Posted On:12/13/2012 12:28pm
Bet is up
(tab) Forum > Forum Actions > General Settings > in Thread Display Options > Number of Posts to Show Per Page: 40
Posted On:12/16/2012 9:39am
Style: TKD/ BJJ/Kickboxing
Glad Roy won after all the **** he got for not baby sitting his TUF fighters. So glad for Pat Barry he really needed this one. Mike Pyle was fun apparently mullet power is real based on this card. It was good from Facebook to Fx.
Posted On:12/17/2012 4:54am
Roy came across as a retard on that show. Still a good win.
Shame Ricci did'nt get a win but I half expected Colton Smith to get another victory via the standard play it safe wrestle routine.
Posted On:12/17/2012 11:31am
Style: Traditional Mix
Yes, Nelson did it to Mittrone. Figured that was going to happen. Smith did a lot better than I thought he would.
Posted On:12/17/2012 2:49pm
Style: Muay Thai
Smith is the most boring fighter man.
also, if i lost to someone and they stood in the middle of the ring yelling "THIS IS EASY! THIS EASY! PRAISE THE LORD" id want to go hang myself.
Posted On:12/18/2012 11:13am
Rustam Khabilov throws Vinc Pichel
Posted On:12/18/2012 1:50pm
Originally Posted by PizDoff
Rustam Khabilov throws Vinc Pichel
Was that most suplexes in one match surpassing Dan Severn vs Anthony Machias (there were two in that match afaik)?
Curiosity killed the cat. But damn it had a blast.
Posted On:12/27/2012 9:00pm
Soldier wins reality show, earns UFC contract
By Jon R. Anderson - Staff writer
When Army Staff Sgt. Colton Smith got the nod to represent the Army on Spike TV’s reality mixed martial arts competition “The Ultimate Fighter,” he had to burn through two years’ worth of personal vacation to be on the show. “Sixty days of leave in order to go get punched in the face,” he says with a laugh.
Of course, he’s laughing all the way to the bank.
The two-tour Iraq veteran and Ranger-tabbed infantryman is the first active-duty fighter to win “TUF,” beating Canada native Mike Ricci in the show’s title fight Dec. 16 in Las Vegas with a unanimous-decision win.
Three days later, Smith was back to work at Fort Hood, Texas, where he serves — appropriately — as a hand-to-hand combatives instructor. That’s where OFFduty caught up with Smith during a break in training.
Q. First off, congratulations. Going into the fight, you were seen as the underdog. Did you have any doubts you could pull off the win?
A. I relished being called the underdog. Honestly, it kind of takes the pressure off your shoulders when people think you’re going to lose and you know in your heart you’re not going to lose. Win, lose or draw, I knew it would either be a fight that I won or an exciting time trying to win.

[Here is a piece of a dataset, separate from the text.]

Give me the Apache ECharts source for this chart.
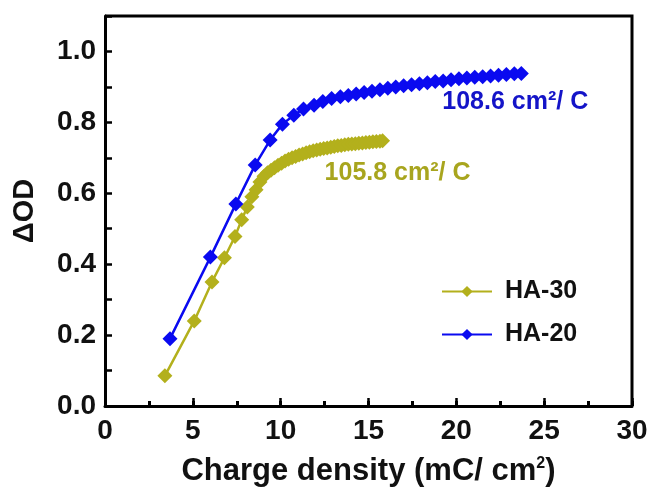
<!DOCTYPE html>
<html><head><meta charset="utf-8">
<script src="https://cdn.jsdelivr.net/npm/echarts@6/dist/echarts.min.js"></script>
<style>html,body{margin:0;padding:0;background:#fff}#c{width:652px;height:488px}</style>
</head><body><div id="c"></div>
<script>
// HA-20 (blue)
const ha20X = [3.7, 6.0, 7.45, 8.55, 9.4, 10.1, 10.75, 11.3, 11.9, 12.4, 12.9, 13.4, 13.85, 14.3, 14.75, 15.2, 15.65, 16.1, 16.55, 17.0, 17.45, 17.9, 18.35, 18.8, 19.25, 19.7, 20.15, 20.6, 21.05, 21.5, 21.95, 22.4, 22.85, 23.3, 23.7];
const ha20Y = [0.19, 0.42, 0.57, 0.68, 0.75, 0.795, 0.82, 0.838, 0.848, 0.859, 0.867, 0.872, 0.876, 0.880, 0.884, 0.888, 0.892, 0.896, 0.900, 0.903, 0.906, 0.909, 0.912, 0.915, 0.917, 0.920, 0.923, 0.925, 0.927, 0.929, 0.931, 0.933, 0.935, 0.937, 0.938];
// HA-30 (olive)
const ha30X = [3.41, 5.08, 6.09, 6.8, 7.4, 7.78, 8.1, 8.36, 8.6, 8.82, 9.05, 9.25, 9.45, 9.65, 9.85, 10.05, 10.25, 10.45, 10.65, 10.85, 11.05, 11.25, 11.45, 11.65, 11.85, 12.05, 12.25, 12.45, 12.65, 12.85, 13.05, 13.25, 13.45, 13.65, 13.85, 14.05, 14.25, 14.45, 14.65, 14.85, 15.05, 15.25, 15.45, 15.65, 15.8];
const ha30Y = [0.085, 0.24, 0.35, 0.418, 0.478, 0.525, 0.561, 0.59, 0.61, 0.632, 0.648, 0.658, 0.665, 0.672, 0.679, 0.685, 0.691, 0.696, 0.700, 0.704, 0.708, 0.711, 0.714, 0.717, 0.720, 0.722, 0.724, 0.726, 0.728, 0.730, 0.732, 0.734, 0.735, 0.737, 0.738, 0.739, 0.740, 0.741, 0.742, 0.743, 0.744, 0.745, 0.746, 0.747, 0.748];
const xTicks = [0, 5, 10, 15, 20, 25, 30];
const yTicks = [0.0, 0.2, 0.4, 0.6, 0.8, 1.0];
const seriesNames = ['HA-30', 'HA-20'];
const annotations = ['105.8 cm²/ C', '108.6 cm²/ C'];

const BLUE = '#0a0af0', OLIVE = '#b3b01c';
const pair = (xs, ys) => xs.map((x, i) => [x, ys[i]]);
const FONT = 'Liberation Sans';
const chart = echarts.init(document.getElementById('c'), null, {renderer: 'canvas'});
chart.setOption({
  animation: false,
  grid: {left: 105, right: 20, top: 16, bottom: 82, containLabel: false, outerBoundsMode: 'none'},
  legend: {
    data: seriesNames, orient: 'vertical', left: 436, top: 274, itemGap: 18,
    itemWidth: 50, itemHeight: 14,
    textStyle: {fontFamily: FONT, fontWeight: 'bold', fontSize: 25, color: '#111', padding: [0,0,0,8]}
  },
  xAxis: [{
    type: 'value', min: 0, max: 30, interval: 5,
    name: 'Charge density (mC/ cm{s|2})', nameLocation: 'middle', nameGap: 50,
    nameTextStyle: {fontFamily: FONT, fontWeight: 'bold', fontSize: 31, color: '#111',
      rich: {s: {fontFamily: FONT, fontWeight: 'bold', fontSize: 16, verticalAlign: 'top', padding:[0,0,15,0], color:'#111'}}},
    axisLine: {show: true, lineStyle: {color: '#000', width: 3}},
    axisTick: {inside: true, length: 8, lineStyle: {width: 2.5, color: '#000'}},
    axisLabel: {fontFamily: FONT, fontWeight: 'bold', fontSize: 28, color: '#111', margin: 11,
      formatter: v => xTicks.includes(v) ? String(v) : ''},
    splitLine: {show: false}
  }, {
    type: 'value', min: 0, max: 30, interval: 2.5, position: 'bottom', gridIndex: 0,
    axisLine: {show: false}, axisLabel: {show: false}, splitLine: {show: false},
    axisTick: {inside: true, length: 5, lineStyle: {width: 3, color: '#000'}}
  }],
  yAxis: {
    type: 'value', min: 0, max: 1.1, interval: 0.1,
    name: 'ΔOD', nameLocation: 'middle', nameGap: 66, nameRotate: 90,
    nameTextStyle: {fontFamily: FONT, fontWeight: 'bold', fontSize: 29, color: '#111'},
    axisLine: {show: true, lineStyle: {color: '#000', width: 3}},
    axisTick: {inside: true, length: 7, lineStyle: {width: 2.5, color: '#000'}},
    axisLabel: {fontFamily: FONT, fontWeight: 'bold', fontSize: 28, color: '#111', margin: 9,
      formatter: v => { const r = Math.round(v*10); return (r % 2 === 0 && r <= 10) ? (r/10).toFixed(1) : ''; }},
    splitLine: {show: false}
  },
  series: [
    {name: seriesNames[0], type: 'line', data: pair(ha30X, ha30Y), symbol: 'diamond', symbolSize: 15,
      itemStyle: {color: OLIVE}, lineStyle: {color: OLIVE, width: 2.5}, z: 2},
    {name: seriesNames[1], type: 'line', data: pair(ha20X, ha20Y), symbol: 'diamond', symbolSize: 15,
      itemStyle: {color: BLUE}, lineStyle: {color: BLUE, width: 2.5}, z: 3}
  ]
});
function addExtras() {
  const tl = chart.convertToPixel({gridIndex: 0}, [0, 1.1]);
  const br = chart.convertToPixel({gridIndex: 0}, [30, 0]);
  const a1 = chart.convertToPixel({gridIndex: 0}, [12.5, 0.656]);
  const a2 = chart.convertToPixel({gridIndex: 0}, [19.2, 0.856]);
  chart.setOption({graphic: [
    {type: 'polyline', shape: {points: [[tl[0], tl[1]], [br[0], tl[1]], [br[0], br[1]]]}, style: {stroke: '#000', lineWidth: 3, fill: null}, z: 10},
    {type: 'text', x: a1[0], y: a1[1], style: {text: annotations[0], fill: '#a8a51e', font: 'bold 25px "Liberation Sans"', textAlign: 'left', textVerticalAlign: 'middle'}},
    {type: 'text', x: a2[0], y: a2[1], style: {text: annotations[1], fill: '#1414c8', font: 'bold 25px "Liberation Sans"', textAlign: 'left', textVerticalAlign: 'middle'}}
  ]});
}
addExtras();
</script></body></html>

Q. Going to live and work with a bunch of people you don’t know is nothing new for anyone who’s been in the military. What was the biggest surprise for you living in the “TUF” house?
A. What surprised me most were these tough fighters who were breaking mentally in the house. We were all tough athletes, but there was a lack of mental toughness. Some broke under pressure. Some had never been away from their families. They just broke mentally.
Q. You had about two months to prepare for your final bout. What did you do to get ready?
A. Tim Kennedy [an Austin, Texas-based Army National Guard soldier and pro MMA fighter] played a huge role in my training camp. The second I came out of the [“TUF”] house, he took me under his wing and started showing me the way a real pro fighter trains. I had never really trained full time for a fight. … I was in Austin three or four days a week, where Tim is co-owner of Austin Muay Thai. The rest of the time, I was training with my jujitsu coach and my striking coach, as well as Chris Perkins, my boss here at the combatives facility.
Being hit by Tim and training with Tim constantly is definitely trying. A lot of guys quit when they start training with him. You can’t always be the hammer — you have to be the nail sometimes. When I’m training with Tim, I’m usually the nail.